** BEGIN **

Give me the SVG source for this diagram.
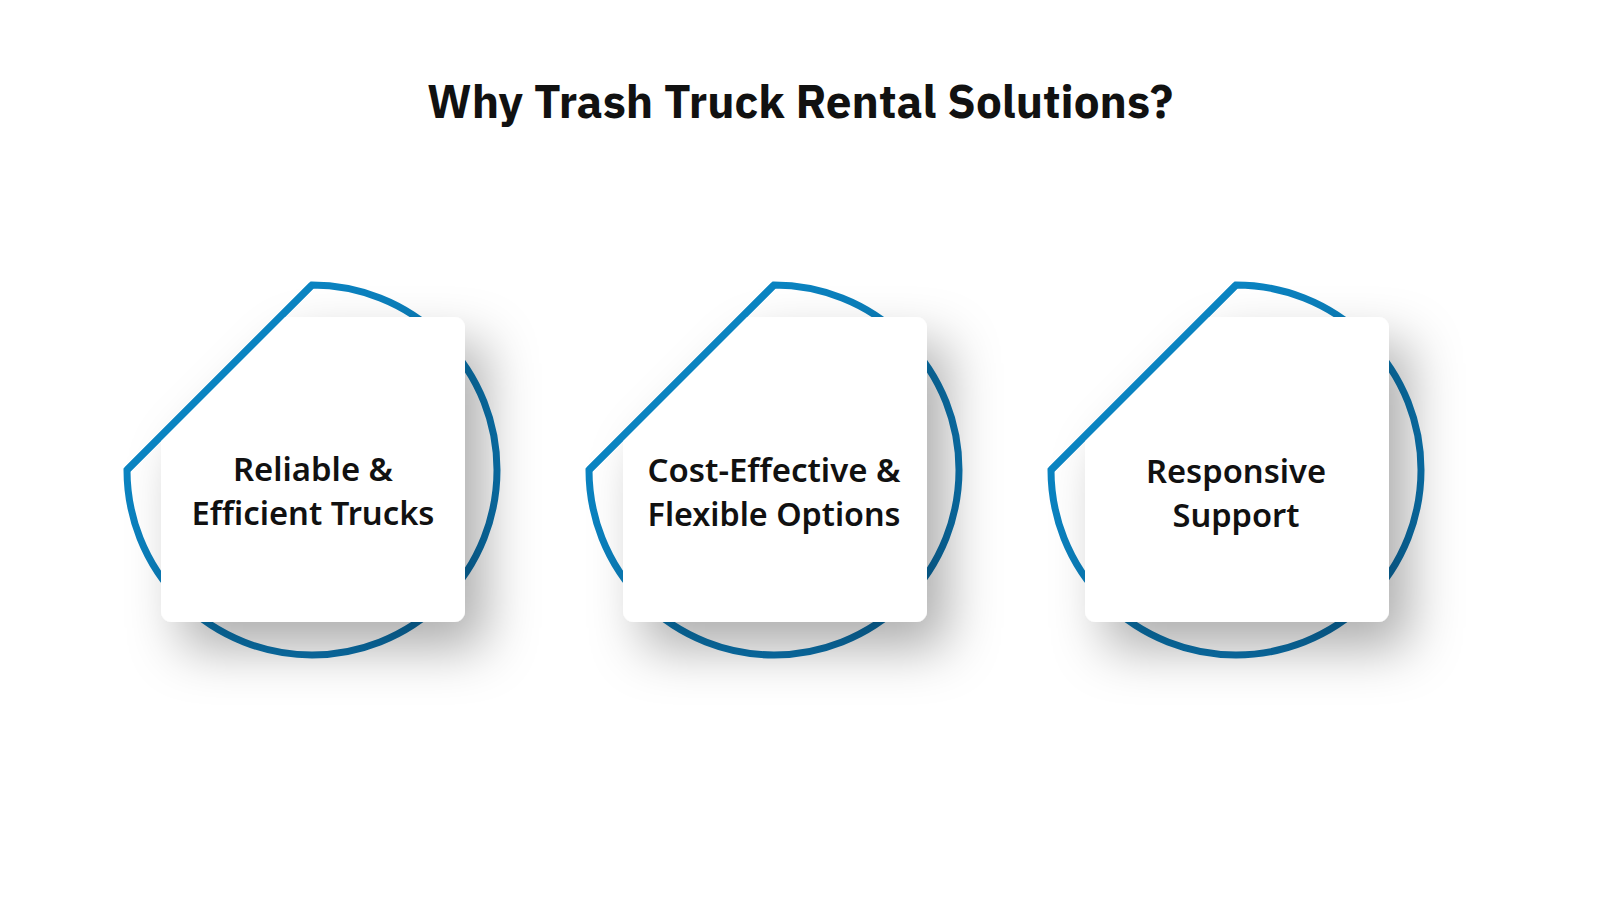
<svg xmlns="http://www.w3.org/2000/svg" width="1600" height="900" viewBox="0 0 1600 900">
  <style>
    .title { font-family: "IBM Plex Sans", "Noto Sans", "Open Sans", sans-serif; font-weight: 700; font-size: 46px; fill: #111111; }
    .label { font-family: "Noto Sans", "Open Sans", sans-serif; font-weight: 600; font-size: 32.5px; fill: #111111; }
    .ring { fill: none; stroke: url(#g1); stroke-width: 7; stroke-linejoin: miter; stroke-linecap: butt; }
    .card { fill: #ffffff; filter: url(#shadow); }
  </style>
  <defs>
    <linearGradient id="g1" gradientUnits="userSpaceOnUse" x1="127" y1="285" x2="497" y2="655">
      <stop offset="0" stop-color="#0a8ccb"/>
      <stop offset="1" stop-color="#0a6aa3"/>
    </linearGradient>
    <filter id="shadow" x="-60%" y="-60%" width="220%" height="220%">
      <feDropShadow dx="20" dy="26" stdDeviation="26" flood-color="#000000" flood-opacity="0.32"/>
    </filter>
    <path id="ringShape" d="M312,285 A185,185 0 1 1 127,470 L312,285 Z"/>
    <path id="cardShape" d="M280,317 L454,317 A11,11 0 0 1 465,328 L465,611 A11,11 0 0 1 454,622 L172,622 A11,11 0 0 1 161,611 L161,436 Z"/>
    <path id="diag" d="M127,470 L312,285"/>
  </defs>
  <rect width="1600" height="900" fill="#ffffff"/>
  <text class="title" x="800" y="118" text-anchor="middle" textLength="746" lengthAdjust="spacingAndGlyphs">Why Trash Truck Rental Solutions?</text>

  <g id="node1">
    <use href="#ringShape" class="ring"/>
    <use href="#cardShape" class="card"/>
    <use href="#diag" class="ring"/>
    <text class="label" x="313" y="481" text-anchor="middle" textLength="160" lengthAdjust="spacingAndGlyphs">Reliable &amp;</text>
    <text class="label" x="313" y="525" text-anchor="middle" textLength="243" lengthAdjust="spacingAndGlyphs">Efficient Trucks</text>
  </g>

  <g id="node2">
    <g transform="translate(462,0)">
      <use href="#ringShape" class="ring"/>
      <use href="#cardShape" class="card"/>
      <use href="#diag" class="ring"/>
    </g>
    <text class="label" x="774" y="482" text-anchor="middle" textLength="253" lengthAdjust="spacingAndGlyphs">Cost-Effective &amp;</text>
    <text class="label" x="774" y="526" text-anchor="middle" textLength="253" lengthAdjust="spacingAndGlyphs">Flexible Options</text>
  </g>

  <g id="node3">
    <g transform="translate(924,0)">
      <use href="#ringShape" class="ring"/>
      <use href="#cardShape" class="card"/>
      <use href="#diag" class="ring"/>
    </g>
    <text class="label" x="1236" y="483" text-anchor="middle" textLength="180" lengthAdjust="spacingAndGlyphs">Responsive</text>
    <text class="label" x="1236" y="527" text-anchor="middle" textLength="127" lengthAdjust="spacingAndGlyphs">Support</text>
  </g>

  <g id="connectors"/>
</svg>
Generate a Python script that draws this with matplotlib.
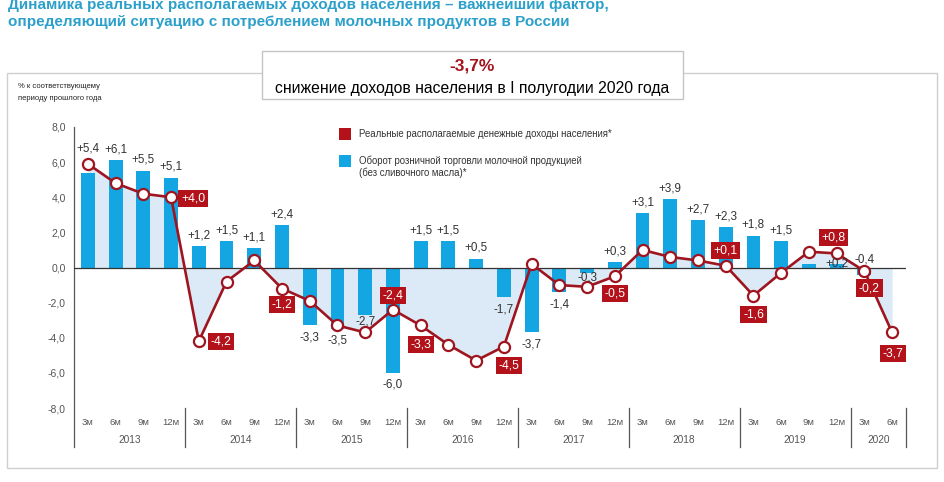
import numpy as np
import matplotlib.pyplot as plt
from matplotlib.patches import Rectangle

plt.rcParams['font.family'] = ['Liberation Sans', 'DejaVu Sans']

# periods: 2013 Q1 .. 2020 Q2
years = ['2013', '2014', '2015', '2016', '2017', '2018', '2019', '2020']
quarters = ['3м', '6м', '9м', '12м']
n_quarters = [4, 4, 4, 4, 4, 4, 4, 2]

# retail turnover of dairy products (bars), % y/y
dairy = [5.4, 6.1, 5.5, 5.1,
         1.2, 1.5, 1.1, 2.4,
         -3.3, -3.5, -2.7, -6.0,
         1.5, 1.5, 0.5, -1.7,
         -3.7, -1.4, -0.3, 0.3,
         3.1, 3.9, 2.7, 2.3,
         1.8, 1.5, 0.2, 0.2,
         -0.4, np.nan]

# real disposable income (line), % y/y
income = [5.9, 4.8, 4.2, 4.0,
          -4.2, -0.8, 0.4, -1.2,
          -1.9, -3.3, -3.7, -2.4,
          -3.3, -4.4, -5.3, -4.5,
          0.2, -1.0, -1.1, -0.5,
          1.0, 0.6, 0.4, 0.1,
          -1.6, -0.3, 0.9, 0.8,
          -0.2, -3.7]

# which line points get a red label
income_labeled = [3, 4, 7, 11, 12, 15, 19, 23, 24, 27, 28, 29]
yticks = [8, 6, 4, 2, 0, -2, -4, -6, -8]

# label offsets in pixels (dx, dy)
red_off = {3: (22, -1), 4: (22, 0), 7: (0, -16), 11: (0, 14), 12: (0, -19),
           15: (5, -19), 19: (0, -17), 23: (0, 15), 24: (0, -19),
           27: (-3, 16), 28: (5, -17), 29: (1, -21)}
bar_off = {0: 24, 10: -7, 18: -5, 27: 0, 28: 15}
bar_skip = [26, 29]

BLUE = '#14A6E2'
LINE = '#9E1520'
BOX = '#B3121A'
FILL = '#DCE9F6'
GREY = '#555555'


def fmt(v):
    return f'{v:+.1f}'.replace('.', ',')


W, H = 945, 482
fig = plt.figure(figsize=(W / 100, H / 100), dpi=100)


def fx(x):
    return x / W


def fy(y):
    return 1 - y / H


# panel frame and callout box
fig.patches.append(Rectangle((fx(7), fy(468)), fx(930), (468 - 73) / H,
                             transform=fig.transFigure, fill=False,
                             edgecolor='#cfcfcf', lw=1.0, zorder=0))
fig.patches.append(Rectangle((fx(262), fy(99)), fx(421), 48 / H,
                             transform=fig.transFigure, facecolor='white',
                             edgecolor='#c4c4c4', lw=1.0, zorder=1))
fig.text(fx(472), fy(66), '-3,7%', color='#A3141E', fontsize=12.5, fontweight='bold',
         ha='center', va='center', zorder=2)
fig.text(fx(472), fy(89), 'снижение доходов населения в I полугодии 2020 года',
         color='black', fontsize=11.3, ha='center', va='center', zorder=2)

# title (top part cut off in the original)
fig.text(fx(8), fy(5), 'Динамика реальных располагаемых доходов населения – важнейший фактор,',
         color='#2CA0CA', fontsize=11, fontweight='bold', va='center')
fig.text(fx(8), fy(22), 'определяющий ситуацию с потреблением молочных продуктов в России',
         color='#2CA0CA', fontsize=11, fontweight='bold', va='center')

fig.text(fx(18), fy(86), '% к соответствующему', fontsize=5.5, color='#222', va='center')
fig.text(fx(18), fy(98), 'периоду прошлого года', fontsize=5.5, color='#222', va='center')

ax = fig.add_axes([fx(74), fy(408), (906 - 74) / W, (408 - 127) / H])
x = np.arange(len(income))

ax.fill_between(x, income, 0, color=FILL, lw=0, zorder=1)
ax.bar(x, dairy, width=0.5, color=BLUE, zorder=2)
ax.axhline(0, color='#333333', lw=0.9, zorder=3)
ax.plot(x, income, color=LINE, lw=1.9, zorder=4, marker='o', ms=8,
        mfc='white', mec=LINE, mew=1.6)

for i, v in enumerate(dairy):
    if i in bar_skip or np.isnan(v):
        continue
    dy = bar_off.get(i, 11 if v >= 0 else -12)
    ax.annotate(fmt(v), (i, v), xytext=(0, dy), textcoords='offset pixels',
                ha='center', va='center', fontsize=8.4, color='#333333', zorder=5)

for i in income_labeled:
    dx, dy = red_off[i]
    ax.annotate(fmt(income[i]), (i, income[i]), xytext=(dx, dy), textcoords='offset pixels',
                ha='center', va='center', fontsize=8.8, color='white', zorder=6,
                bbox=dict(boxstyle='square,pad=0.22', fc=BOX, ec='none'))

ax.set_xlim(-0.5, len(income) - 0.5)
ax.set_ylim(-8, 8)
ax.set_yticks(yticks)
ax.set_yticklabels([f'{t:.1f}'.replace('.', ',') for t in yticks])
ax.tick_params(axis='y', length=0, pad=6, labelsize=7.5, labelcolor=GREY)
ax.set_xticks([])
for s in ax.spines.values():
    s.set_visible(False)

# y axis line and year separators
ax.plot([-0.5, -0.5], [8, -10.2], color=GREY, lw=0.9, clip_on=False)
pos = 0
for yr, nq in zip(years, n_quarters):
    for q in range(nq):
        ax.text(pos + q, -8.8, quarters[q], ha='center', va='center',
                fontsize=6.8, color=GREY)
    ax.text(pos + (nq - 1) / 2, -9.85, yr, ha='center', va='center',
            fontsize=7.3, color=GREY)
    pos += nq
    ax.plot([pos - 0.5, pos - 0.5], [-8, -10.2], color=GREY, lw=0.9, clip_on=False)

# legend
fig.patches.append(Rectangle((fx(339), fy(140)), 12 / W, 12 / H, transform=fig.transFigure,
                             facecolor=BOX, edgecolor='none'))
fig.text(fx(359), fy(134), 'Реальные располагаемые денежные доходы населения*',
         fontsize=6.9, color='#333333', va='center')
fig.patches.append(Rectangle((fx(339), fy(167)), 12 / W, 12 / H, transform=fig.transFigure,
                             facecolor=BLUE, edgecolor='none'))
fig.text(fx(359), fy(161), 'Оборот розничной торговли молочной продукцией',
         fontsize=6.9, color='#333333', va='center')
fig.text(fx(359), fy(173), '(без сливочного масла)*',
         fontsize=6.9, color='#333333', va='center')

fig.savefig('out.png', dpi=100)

** END **

**Exercise aim:** Of all the lines in the material above, how many contain the word "this"? Give only the count.

**Written answer:** 2